Problem. In the entries below, identify every line with the string "this" and copy it.

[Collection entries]
###

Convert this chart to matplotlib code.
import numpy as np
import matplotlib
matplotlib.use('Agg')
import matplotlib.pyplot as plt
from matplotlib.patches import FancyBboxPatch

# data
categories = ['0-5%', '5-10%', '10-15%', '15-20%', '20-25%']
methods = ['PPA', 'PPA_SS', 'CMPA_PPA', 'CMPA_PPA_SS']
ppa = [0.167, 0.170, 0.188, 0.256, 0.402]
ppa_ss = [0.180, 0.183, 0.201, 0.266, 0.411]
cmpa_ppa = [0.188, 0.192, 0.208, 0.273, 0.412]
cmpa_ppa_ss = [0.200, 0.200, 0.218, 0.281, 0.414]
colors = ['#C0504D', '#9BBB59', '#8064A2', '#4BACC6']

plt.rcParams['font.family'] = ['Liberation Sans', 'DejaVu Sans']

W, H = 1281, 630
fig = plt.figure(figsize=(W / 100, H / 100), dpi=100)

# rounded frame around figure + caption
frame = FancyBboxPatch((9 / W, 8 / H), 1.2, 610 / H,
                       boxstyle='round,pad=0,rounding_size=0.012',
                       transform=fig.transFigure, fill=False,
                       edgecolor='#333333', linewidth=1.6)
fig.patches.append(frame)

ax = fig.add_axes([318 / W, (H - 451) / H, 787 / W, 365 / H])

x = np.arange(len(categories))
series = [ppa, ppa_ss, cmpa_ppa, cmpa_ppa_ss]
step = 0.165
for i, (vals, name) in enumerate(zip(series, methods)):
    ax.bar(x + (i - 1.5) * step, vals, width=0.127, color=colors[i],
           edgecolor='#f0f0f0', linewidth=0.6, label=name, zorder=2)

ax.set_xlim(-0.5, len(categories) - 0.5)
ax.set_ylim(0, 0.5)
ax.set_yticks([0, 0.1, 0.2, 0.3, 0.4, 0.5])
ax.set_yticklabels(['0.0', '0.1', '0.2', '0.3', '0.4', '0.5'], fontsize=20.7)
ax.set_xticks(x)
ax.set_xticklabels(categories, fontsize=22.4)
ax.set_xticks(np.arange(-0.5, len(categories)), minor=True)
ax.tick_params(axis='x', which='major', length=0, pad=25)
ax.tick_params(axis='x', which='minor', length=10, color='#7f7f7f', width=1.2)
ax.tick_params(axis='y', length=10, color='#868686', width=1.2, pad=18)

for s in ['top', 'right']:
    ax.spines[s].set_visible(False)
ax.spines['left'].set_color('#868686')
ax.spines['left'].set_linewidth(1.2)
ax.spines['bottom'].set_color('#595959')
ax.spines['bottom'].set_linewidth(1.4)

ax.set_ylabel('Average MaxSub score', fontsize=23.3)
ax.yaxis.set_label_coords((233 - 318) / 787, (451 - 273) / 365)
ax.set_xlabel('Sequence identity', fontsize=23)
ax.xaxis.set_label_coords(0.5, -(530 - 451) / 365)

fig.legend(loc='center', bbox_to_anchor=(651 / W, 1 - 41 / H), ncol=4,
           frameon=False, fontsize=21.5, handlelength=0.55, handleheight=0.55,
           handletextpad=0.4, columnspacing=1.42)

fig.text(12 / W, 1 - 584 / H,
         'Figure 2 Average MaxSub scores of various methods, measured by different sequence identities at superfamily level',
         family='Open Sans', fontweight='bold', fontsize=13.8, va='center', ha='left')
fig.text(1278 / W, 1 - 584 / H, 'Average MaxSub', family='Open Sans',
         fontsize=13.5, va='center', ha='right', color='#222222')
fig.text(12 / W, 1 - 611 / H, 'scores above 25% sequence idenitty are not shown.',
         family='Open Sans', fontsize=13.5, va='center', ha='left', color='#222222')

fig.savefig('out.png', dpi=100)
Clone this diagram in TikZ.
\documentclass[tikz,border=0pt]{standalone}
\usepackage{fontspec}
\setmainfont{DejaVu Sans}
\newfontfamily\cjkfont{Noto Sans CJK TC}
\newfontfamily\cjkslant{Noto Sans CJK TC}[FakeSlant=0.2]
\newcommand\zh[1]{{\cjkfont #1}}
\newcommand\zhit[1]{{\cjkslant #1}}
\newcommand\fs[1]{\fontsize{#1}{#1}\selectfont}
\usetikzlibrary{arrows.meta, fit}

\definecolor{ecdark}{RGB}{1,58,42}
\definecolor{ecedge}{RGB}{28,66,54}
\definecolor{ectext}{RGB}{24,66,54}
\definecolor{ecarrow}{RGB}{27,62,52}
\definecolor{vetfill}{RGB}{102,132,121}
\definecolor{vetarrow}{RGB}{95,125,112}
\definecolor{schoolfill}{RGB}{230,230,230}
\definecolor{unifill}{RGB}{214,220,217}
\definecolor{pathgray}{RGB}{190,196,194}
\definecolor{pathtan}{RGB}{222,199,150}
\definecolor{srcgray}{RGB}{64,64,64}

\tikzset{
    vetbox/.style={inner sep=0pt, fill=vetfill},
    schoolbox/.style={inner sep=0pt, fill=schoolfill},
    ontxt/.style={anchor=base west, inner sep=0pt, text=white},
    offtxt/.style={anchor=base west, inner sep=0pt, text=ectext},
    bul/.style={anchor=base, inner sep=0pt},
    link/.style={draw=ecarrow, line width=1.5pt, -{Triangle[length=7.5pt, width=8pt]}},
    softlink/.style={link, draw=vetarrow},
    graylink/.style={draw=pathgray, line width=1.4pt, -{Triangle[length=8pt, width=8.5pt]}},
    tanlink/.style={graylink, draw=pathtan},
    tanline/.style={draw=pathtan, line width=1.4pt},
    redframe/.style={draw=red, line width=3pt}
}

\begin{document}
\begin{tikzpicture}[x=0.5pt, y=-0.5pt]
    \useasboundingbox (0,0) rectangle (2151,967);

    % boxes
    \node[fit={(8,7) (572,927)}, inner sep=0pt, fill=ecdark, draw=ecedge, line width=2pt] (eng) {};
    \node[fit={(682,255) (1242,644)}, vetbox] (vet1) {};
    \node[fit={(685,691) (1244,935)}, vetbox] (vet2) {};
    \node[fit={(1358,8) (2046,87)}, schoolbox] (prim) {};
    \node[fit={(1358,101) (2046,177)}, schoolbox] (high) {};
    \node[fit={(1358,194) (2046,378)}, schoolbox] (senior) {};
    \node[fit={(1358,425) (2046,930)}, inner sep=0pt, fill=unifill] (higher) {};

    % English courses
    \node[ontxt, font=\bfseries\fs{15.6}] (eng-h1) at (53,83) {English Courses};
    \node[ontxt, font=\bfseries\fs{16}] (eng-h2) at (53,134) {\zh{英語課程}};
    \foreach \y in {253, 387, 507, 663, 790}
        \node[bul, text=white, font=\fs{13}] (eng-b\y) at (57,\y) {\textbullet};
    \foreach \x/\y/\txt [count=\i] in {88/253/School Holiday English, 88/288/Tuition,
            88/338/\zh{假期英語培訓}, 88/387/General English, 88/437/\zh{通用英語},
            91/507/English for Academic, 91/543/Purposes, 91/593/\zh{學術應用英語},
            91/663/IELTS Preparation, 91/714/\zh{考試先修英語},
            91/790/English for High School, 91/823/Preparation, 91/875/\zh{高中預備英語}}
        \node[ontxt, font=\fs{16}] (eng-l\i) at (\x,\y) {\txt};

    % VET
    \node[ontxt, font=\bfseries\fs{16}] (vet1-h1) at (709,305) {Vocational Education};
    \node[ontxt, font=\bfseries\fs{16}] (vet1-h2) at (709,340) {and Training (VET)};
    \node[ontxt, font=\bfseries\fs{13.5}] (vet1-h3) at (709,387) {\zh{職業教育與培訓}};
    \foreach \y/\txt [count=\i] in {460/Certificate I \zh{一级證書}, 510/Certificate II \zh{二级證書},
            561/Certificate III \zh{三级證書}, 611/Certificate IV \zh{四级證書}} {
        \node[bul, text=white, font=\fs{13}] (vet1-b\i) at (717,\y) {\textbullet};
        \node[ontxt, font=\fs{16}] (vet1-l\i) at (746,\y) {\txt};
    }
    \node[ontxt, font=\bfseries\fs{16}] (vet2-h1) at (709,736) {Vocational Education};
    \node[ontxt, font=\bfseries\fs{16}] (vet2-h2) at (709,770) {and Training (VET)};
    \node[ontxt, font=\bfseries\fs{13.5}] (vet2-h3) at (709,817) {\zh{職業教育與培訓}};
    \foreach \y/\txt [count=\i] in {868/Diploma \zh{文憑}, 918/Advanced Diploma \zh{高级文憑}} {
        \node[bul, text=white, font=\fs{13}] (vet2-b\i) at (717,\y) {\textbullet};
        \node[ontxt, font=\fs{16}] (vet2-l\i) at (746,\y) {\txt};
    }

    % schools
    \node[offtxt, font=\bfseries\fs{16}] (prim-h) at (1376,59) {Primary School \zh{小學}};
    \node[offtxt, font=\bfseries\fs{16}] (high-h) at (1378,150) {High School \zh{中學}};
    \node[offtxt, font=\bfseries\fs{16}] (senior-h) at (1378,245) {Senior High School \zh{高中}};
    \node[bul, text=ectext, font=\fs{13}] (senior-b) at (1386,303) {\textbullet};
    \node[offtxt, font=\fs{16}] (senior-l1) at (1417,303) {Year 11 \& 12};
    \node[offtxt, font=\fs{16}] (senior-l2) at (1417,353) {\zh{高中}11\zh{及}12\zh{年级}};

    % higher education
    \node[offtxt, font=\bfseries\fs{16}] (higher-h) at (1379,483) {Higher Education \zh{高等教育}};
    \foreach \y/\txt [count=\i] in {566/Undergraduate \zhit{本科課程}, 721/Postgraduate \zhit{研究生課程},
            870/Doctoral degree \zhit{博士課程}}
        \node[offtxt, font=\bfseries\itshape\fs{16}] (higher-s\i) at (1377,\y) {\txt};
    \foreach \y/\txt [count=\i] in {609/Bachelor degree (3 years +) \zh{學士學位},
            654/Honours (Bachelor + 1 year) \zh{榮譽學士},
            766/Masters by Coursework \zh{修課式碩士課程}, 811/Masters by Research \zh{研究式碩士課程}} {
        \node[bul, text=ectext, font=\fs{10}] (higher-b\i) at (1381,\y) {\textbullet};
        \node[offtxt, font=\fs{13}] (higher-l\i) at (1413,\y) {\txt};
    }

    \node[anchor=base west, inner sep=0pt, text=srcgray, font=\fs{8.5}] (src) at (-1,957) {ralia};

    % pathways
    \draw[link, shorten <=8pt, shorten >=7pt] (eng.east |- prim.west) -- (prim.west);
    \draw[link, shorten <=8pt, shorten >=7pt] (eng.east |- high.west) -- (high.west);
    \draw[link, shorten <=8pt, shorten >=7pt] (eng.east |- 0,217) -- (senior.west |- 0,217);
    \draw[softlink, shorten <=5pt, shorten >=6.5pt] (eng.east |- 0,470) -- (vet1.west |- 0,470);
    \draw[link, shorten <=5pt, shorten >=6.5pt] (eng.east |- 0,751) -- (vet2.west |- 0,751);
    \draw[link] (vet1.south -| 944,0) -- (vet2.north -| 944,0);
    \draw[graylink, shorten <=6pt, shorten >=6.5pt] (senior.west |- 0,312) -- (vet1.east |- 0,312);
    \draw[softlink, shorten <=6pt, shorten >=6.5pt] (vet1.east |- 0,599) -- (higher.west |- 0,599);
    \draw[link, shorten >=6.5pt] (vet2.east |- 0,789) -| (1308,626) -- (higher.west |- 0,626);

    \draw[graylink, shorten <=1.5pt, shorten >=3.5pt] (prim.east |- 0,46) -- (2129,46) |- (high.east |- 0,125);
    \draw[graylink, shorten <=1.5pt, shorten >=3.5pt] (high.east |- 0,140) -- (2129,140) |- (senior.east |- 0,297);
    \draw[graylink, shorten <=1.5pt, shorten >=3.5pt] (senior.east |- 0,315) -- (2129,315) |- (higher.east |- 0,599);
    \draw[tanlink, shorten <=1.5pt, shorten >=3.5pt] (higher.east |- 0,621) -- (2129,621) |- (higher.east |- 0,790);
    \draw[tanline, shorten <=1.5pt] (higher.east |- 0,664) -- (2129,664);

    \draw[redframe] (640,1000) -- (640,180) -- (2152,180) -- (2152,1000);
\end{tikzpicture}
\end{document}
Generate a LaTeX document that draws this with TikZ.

###

In response.
Convert this chart to matplotlib code.
Clone this diagram in TikZ.
Generate a LaTeX document that draws this with TikZ.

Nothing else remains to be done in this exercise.